Un’altra vulnerabilità cruciale evidenziata da Kellogg è la dipendenza di Mosca dalla Cina. Descrivendo la Russia come il “partner minore” di questa alleanza, l’inviato americano ha affermato che “se la Cina interrompesse oggi il suo sostegno alla Russia, la guerra sarebbe finita domani”.
Le sanzioni internazionali si stringono
In questo quadro, anche il fronte diplomatico si muove. Il Dipartimento del Commercio degli Stati Uniti ha imposto un divieto quasi totale di esportazione verso una trentina di aziende – cinesi, turche, degli Emirati Arabi Uniti, indiane, singaporiane e taiwanesi – accusate di aiutare la Russia ad aggirare le sanzioni. Il Dipartimento ha dichiarato che queste entità hanno fornito beni al settore militare-industriale russo, agendo “in contrasto con la sicurezza nazionale o gli interessi di politica estera degli Stati Uniti“.
Andrii Yermak, capo dell’ufficio del presidente ucraino, ha ringraziato gli USA per questo “altro passo importante per smantellare la capacità del Cremlino di sostenere la sua macchina da guerra“.
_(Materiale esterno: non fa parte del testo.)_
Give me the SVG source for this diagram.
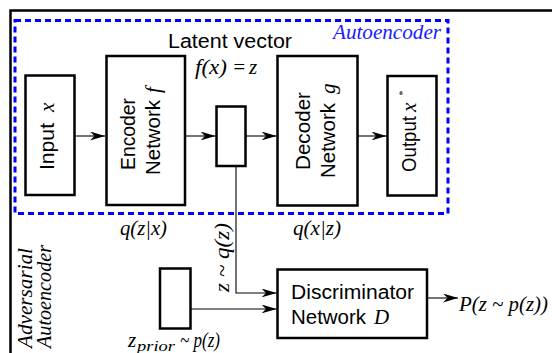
<svg xmlns="http://www.w3.org/2000/svg" width="552" height="353" viewBox="0 0 552 353">
<defs>
<style>
.box{fill:#fff;stroke:#000;stroke-width:2.5}
.ln{fill:none;stroke:#000;stroke-width:1.1}
.s{font-family:"Liberation Sans",Arial,sans-serif;font-size:20px;fill:#000}
.m{font-family:"Liberation Serif","Times New Roman",serif;font-style:italic;font-size:21px;fill:#000}
</style>
<marker id="ah" viewBox="0 0 15 9" refX="15" refY="4.5" markerWidth="15" markerHeight="9" orient="auto" markerUnits="userSpaceOnUse"><path d="M0,0 L15,4.5 L0,9 L4.5,4.5 Z" fill="#000"/></marker>
</defs>
<rect width="552" height="353" fill="#fff"/>
<path d="M10.5,353 V10.5 H552" fill="none" stroke="#000" stroke-width="2.5"/>
<g id="autoencoder-frame">
<rect x="15" y="20.5" width="433" height="193" fill="none" stroke="#0000ff" stroke-width="3" stroke-dasharray="6,4"/>
<text class="m" x="333" y="39" style="fill:#1a1aff" textLength="108" lengthAdjust="spacingAndGlyphs">Autoencoder</text>
</g>
<g id="adversarial-label">
<text class="m" transform="translate(32,348) rotate(-90)" textLength="100" lengthAdjust="spacingAndGlyphs">Adversarial</text>
<text class="m" transform="translate(51,348) rotate(-90)" textLength="103" lengthAdjust="spacingAndGlyphs">Autoencoder</text>
</g>
<g id="connectors">
<path class="ln" d="M75.5,136 H105" marker-end="url(#ah)"/>
<path class="ln" d="M185,136 H215.5" marker-end="url(#ah)"/>
<path class="ln" d="M246,136 H276.5" marker-end="url(#ah)"/>
<path class="ln" d="M357.5,136 H386.5" marker-end="url(#ah)"/>
<path class="ln" d="M236,166 V293 H276.5" marker-end="url(#ah)"/>
<path class="ln" d="M191,309 H276.5" marker-end="url(#ah)"/>
<path class="ln" d="M427,298 H458" marker-end="url(#ah)"/>
</g>
<g id="input">
<rect class="box" x="25.5" y="75.5" width="49" height="119.5"/>
<g transform="translate(53.5,170) rotate(-90)">
<text class="s" textLength="47" lengthAdjust="spacingAndGlyphs">Input</text>
<text class="m" x="58">x</text>
</g>
</g>
<g id="encoder">
<rect class="box" x="106.5" y="56" width="78.5" height="149"/>
<text class="s" transform="translate(135,170) rotate(-90)" textLength="72" lengthAdjust="spacingAndGlyphs">Encoder</text>
<g transform="translate(160,175) rotate(-90)">
<text class="s" textLength="75" lengthAdjust="spacingAndGlyphs">Network</text>
<text class="m" x="82">f</text>
</g>
<text class="m" x="120" y="235" textLength="47" lengthAdjust="spacingAndGlyphs">q(z|x)</text>
</g>
<g id="latent">
<text class="s" x="168" y="48" textLength="124" lengthAdjust="spacingAndGlyphs">Latent vector</text>
<text class="m" x="195" y="74" textLength="32" lengthAdjust="spacingAndGlyphs">f(x)</text>
<text class="m" x="232" y="74">=</text>
<text class="m" x="249" y="74">z</text>
<rect class="box" x="216.5" y="106.5" width="29" height="59.5"/>
<text class="m" transform="translate(229,292) rotate(-90)" textLength="69" lengthAdjust="spacingAndGlyphs">z ~ q(z)</text>
</g>
<g id="decoder">
<rect class="box" x="277.5" y="56" width="80" height="149.5"/>
<text class="s" transform="translate(310,170) rotate(-90)" textLength="78" lengthAdjust="spacingAndGlyphs">Decoder</text>
<g transform="translate(335,178) rotate(-90)">
<text class="s" textLength="75" lengthAdjust="spacingAndGlyphs">Network</text>
<text class="m" x="84">g</text>
</g>
<text class="m" x="293" y="235" textLength="48" lengthAdjust="spacingAndGlyphs">q(x|z)</text>
</g>
<g id="output">
<rect class="box" x="387.5" y="76" width="49" height="119.5"/>
<g transform="translate(416,172) rotate(-90)">
<text class="s" textLength="56" lengthAdjust="spacingAndGlyphs">Output</text>
<text class="m" x="60">x</text>
<text class="m" x="76" y="-10" style="font-size:10px">*</text>
</g>
</g>
<g id="prior">
<rect class="box" x="160" y="268.5" width="30.5" height="60"/>
<text class="m" x="128" y="347">z</text>
<text class="m" x="137" y="351" style="font-size:14px" textLength="38" lengthAdjust="spacingAndGlyphs">prior</text>
<text class="m" x="180" y="347" textLength="40" lengthAdjust="spacingAndGlyphs">~ p(z)</text>
</g>
<g id="discriminator">
<rect class="box" x="277.5" y="269.5" width="149.5" height="68.5"/>
<text class="s" x="291" y="299" textLength="123" lengthAdjust="spacingAndGlyphs">Discriminator</text>
<text class="s" x="291" y="324" textLength="75" lengthAdjust="spacingAndGlyphs">Network</text>
<text class="m" x="374" y="324">D</text>
<text class="m" x="459" y="311" textLength="89" lengthAdjust="spacingAndGlyphs">P(z ~ p(z))</text>
</g>
</svg>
Dalla Polonia, inoltre, è arrivato il pieno sostegno alle iniziative del presidente statunitense Donald Trump per imporre nuove sanzioni, in particolare l’esortazione a tutti i paesi della NATO di interrompere gli acquisti di petrolio russo. Il ministro della Difesa polacco, Wladyslaw Kosiniak-Kamysz, ha confermato la posizione del suo paese, ribadendo: “Siamo inequivocabili sugli acquisti dalla Federazione Russa: diciamo categoricamente ‘no’ a tali importazioni”.